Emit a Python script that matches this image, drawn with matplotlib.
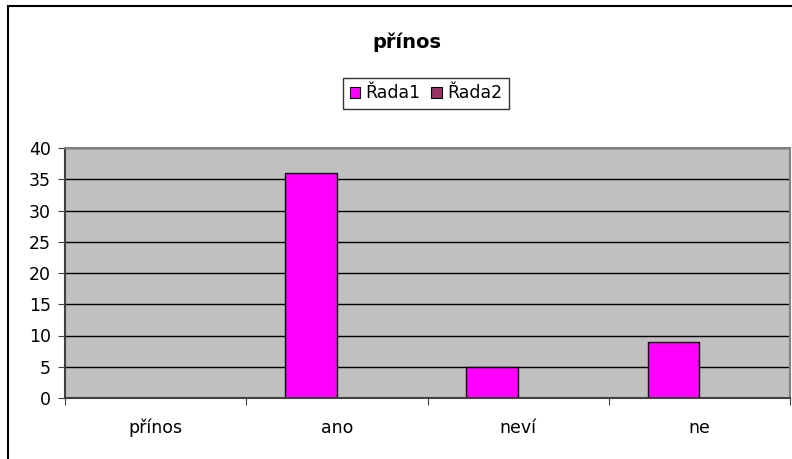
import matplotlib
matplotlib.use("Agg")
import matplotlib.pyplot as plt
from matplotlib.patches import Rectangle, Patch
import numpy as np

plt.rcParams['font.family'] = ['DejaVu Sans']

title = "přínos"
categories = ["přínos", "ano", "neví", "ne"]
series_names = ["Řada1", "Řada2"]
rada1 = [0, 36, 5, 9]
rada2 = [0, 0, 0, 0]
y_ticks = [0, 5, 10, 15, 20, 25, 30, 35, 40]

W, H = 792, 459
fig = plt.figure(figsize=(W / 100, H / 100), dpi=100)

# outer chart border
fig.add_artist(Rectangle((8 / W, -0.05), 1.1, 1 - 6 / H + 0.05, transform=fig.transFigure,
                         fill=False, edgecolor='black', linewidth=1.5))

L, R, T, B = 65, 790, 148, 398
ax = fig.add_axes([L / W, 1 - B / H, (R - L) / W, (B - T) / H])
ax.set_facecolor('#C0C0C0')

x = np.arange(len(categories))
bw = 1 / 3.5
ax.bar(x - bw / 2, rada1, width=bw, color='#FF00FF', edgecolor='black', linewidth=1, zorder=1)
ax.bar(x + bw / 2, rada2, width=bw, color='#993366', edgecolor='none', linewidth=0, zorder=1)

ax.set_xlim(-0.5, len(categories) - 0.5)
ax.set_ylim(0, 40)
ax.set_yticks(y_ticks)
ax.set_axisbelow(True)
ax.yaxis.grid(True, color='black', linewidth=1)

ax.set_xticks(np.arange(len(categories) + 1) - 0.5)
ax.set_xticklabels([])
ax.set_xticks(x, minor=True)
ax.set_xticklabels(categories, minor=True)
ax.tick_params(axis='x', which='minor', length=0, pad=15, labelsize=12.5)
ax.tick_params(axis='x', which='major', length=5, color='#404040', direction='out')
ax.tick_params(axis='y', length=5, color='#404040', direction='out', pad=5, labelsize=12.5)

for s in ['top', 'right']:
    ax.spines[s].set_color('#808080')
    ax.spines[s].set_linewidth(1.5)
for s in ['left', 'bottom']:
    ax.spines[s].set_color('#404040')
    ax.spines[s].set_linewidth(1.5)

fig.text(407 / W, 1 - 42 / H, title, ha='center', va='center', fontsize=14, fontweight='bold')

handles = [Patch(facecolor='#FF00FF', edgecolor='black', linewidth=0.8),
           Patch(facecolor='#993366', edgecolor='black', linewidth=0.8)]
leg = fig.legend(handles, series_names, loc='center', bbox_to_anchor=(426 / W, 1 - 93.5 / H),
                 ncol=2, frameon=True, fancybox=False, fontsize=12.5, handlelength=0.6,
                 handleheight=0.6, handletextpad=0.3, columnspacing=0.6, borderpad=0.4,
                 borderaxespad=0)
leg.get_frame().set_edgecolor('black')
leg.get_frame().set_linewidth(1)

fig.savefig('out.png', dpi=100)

• _WHAT YOU NEED TO DO_
Emit the lines of the material exactly, from its first line to the line containing "fig = plt.figure(figsize=(W", inclusive; leave every picture out.

• _SOLUTION FOR THIS TASK_
Emit a Python script that matches this image, drawn with matplotlib.
import matplotlib
matplotlib.use("Agg")
import matplotlib.pyplot as plt
from matplotlib.patches import Rectangle, Patch
import numpy as np

plt.rcParams['font.family'] = ['DejaVu Sans']

title = "přínos"
categories = ["přínos", "ano", "neví", "ne"]
series_names = ["Řada1", "Řada2"]
rada1 = [0, 36, 5, 9]
rada2 = [0, 0, 0, 0]
y_ticks = [0, 5, 10, 15, 20, 25, 30, 35, 40]

W, H = 792, 459
fig = plt.figure(figsize=(W / 100, H / 100), dpi=100)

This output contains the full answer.